During my time as a triathlete it became very clear to me that plans are just ideas written on paper. Don’t get me wrong, plans are great! I am an avid fan of extreme planning. Plans guide us, allow us to progress and help us reach our goals. However, plans are just that, plans. How things actually play out is often quite different, and that is okay.
The key to a great exercise program is not how thorough and detailed it is, rather that there is room for adaptability. Much like a financial plan, or a vacation itinerary, things come up. It rains (literally or figuratively), someone gets sick, you sprain your wrist and can’t work for a month. When it comes to exercise programming we need to be creative and ready to make changes as our lives and circumstances change.
WAYS TO ADAPT
If you are on a plan with a goal with a specific timeline, such as a race on a specific date, it is helpful to have at least two weeks of wiggle room when first creating your program to account for potential injuries, illness, or other factors that may take away from your training time. Alternatively, having backup races in mind is a great idea, especially if you are sick on race day, or have a funeral or other event come up.
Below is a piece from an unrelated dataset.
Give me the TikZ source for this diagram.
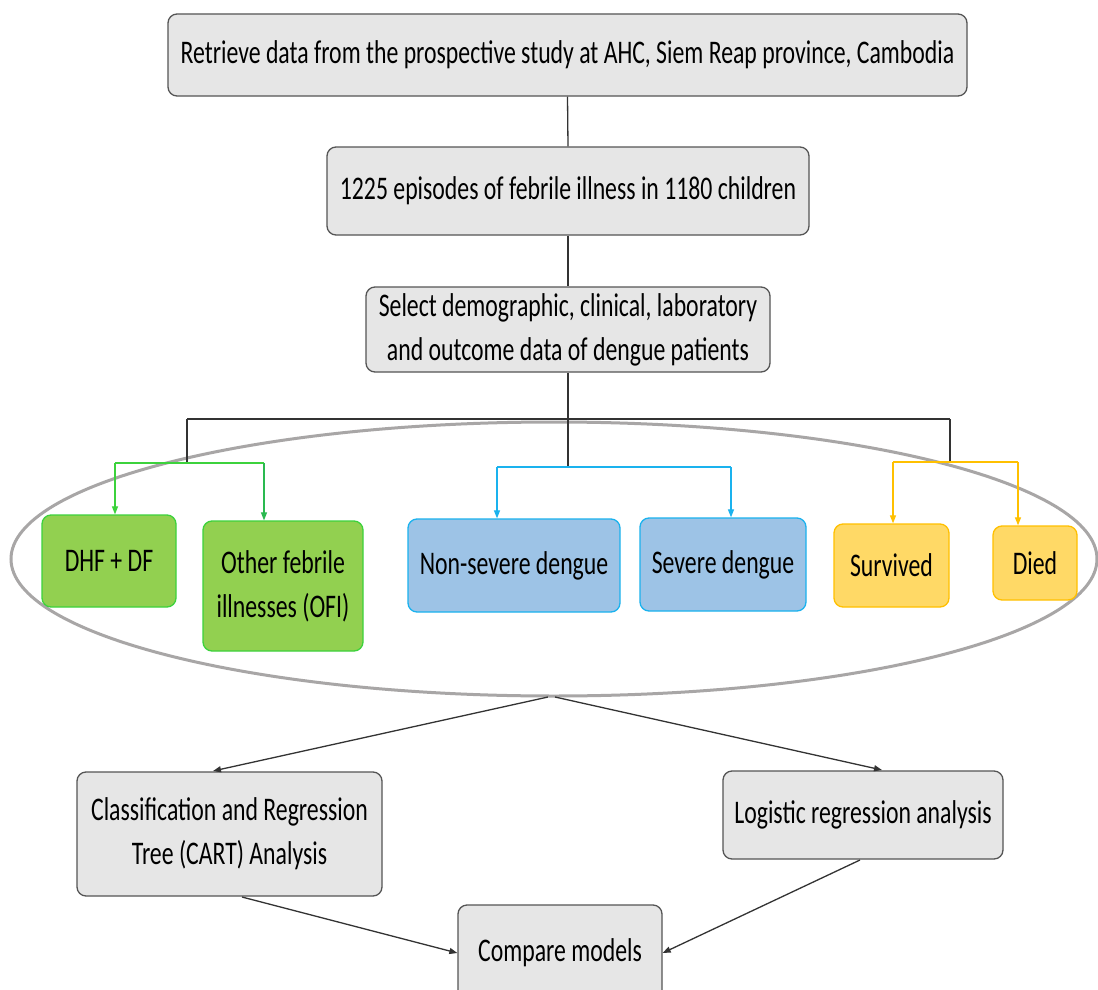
\documentclass[tikz,border=0pt]{standalone}
\usepackage{fontspec}
\setmainfont[FakeStretch=0.72]{Carlito}
\usetikzlibrary{arrows.meta,shapes.geometric}
\definecolor{boxgray}{HTML}{E6E6E6}
\definecolor{boxline}{HTML}{555555}
\definecolor{gfill}{HTML}{92D050}
\definecolor{gline}{HTML}{3CD23C}
\definecolor{bfill}{HTML}{9DC3E6}
\definecolor{bline}{HTML}{1AB2EE}
\definecolor{yfill}{HTML}{FFD966}
\definecolor{yline}{HTML}{FFC000}
\definecolor{ringgray}{HTML}{A8A6A6}
\tikzset{
  basebox/.style={rectangle, rounded corners=9pt, line width=1.3pt, inner sep=0pt,
    align=center, font=\fontsize{33}{44}\selectfont, text=black},
  graybox/.style={basebox, draw=boxline, fill=boxgray},
  greenbox/.style={basebox, draw=gline, fill=gfill},
  bluebox/.style={basebox, draw=bline, fill=bfill},
  yellowbox/.style={basebox, draw=yline, fill=yfill},
  conn/.style={line width=1.3pt, draw=black!80},
  tip/.style={-{Triangle[length=8pt,width=6pt]}},
}
\begin{document}
\begin{tikzpicture}[x=1pt,y=-1pt]
\useasboundingbox (0,0) rectangle (1098,990);
\fill[white] (0,0) rectangle (1098,990);

% ring
\node[ellipse, draw=ringgray, line width=3pt, minimum width=1086pt, minimum height=274pt, inner sep=0pt] (ring) at (554,559) {};

% top boxes
\node[graybox, minimum width=799pt, minimum height=82pt] (top) at (567.5,55) {Retrieve data from the prospective study at AHC, Siem Reap province, Cambodia};
\node[graybox, minimum width=482pt, minimum height=88pt] (ep) at (568,191) {1225 episodes of febrile illness in 1180 children};
\node[graybox, minimum width=404pt, minimum height=85pt] (sel) at (568,329.5) {Select demographic, clinical, laboratory\\and outcome data of dengue patients};

% category boxes
\node[greenbox, minimum width=134pt, minimum height=92pt] (dhf) at (109,561) {DHF + DF};
\node[greenbox, minimum width=160pt, minimum height=130pt] (ofi) at (283,586) {Other febrile\\illnesses (OFI)};
\node[bluebox, minimum width=212pt, minimum height=93pt] (ns) at (514,565.5) {Non-severe dengue};
\node[bluebox, minimum width=166pt, minimum height=93pt] (sev) at (723,564.5) {Severe dengue};
\node[yellowbox, minimum width=115pt, minimum height=83pt] (surv) at (891.5,565.5) {Survived};
\node[yellowbox, minimum width=84pt, minimum height=74pt] (died) at (1035,563) {Died};

% analysis boxes
\node[graybox, minimum width=305pt, minimum height=124pt] (cart) at (229.5,834) {Classification and Regression\\Tree (CART) Analysis};
\node[graybox, minimum width=280pt, minimum height=88pt] (log) at (863,815) {Logistic regression analysis};
\node[graybox, minimum width=204pt, minimum height=96pt] (cmp) at (560,953) {Compare models};

% coordinates for branching
\coordinate (bl) at (187,419);
\coordinate (br) at (950,419);
\coordinate (bm) at (568,419);
\coordinate (gj) at (187,463);
\coordinate (gl) at (115,463);
\coordinate (gr) at (264,463);
\coordinate (bj) at (568,467);
\coordinate (bll) at (497,467);
\coordinate (blr) at (731,467);
\coordinate (yj) at (950,462);
\coordinate (yl) at (893,462);
\coordinate (yr) at (1018,462);
\coordinate (rs1) at (548,697);
\coordinate (rs2) at (555,697);
\coordinate (cartin) at (213,771);
\coordinate (login) at (882,770);
\coordinate (cartout) at (242,897);
\coordinate (logout) at (860,860);

% black connectors
\draw[conn] (top.south) -- (ep.north);
\draw[conn] (ep.south) -- (sel.north);
\draw[conn] (sel.south) -- (bm) -- (bj);
\draw[conn] (bl) -- (br);
\draw[conn] (bl) -- (gj);
\draw[conn] (br) -- (yj);

% green
\draw[line width=1.2pt, draw=gline] (gl) -- (gr);
\draw[line width=1.2pt, draw=gline, tip] (gl) -- (gl |- dhf.north);
\draw[line width=1.2pt, draw=gline!70!teal, tip] (gr) -- (gr |- ofi.north);
% blue
\draw[line width=1.2pt, draw=bline] (bll) -- (blr);
\draw[line width=1.2pt, draw=bline, tip] (bll) -- (bll |- ns.north);
\draw[line width=1.2pt, draw=bline, tip] (blr) -- (blr |- sev.north);
% yellow
\draw[line width=1.2pt, draw=yline] (yl) -- (yr);
\draw[line width=1.2pt, draw=yline, tip] (yl) -- (yl |- surv.north);
\draw[line width=1.2pt, draw=yline, tip] (yr) -- (yr |- died.north);

% lower arrows
\draw[conn, tip] (rs1) -- (cartin);
\draw[conn, tip] (rs2) -- (login);
\draw[conn, tip] (cartout) -- (cmp.west);
\draw[conn, tip] (logout) -- (cmp.east);
\end{tikzpicture}
\end{document}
For those with continuous training programs, such as a year-round weight lifting program, you may have periods of time where your work is busier or you take holiday time. Adjusting your program to align with your lifestyle is key, and may consist of changes to the frequency or duration of your workouts. As well, having a bodyweight routine can be a great option for during holidays!
Adapting our goals is a reasonable option as well. For example, I decided to focus on running this summer, instead of triathlon which is a greater time commitment. By adapting my goal I allowed myself to continue to enjoy training without it becoming overwhelming with my other commitments. You may also wish to increase your goal, if you are reaching your milestones and want a greater challenge.
Short term adaptations are a great tool, as well. Is it storming on your cycling day? Be prepared to do a spin class instead. Pool is closed because of a global pandemic? Let’s do a gym workout instead and swim twice next week. A key aspect in the programs I create is a weekly checklist of workouts to complete. The sessions can be completed on any day of the week, which is a great way to allow you to plan your sessions around other commitments.
When creating a program give yourself practical goals, adaptable timelines and brainstorm a few backup plans. By having an adaptable plan in place, you’ll be ready with solutions for issues that arise and will stay on track to reaching your goals!
I would love to hear your ideas on how you adapt when issues arise!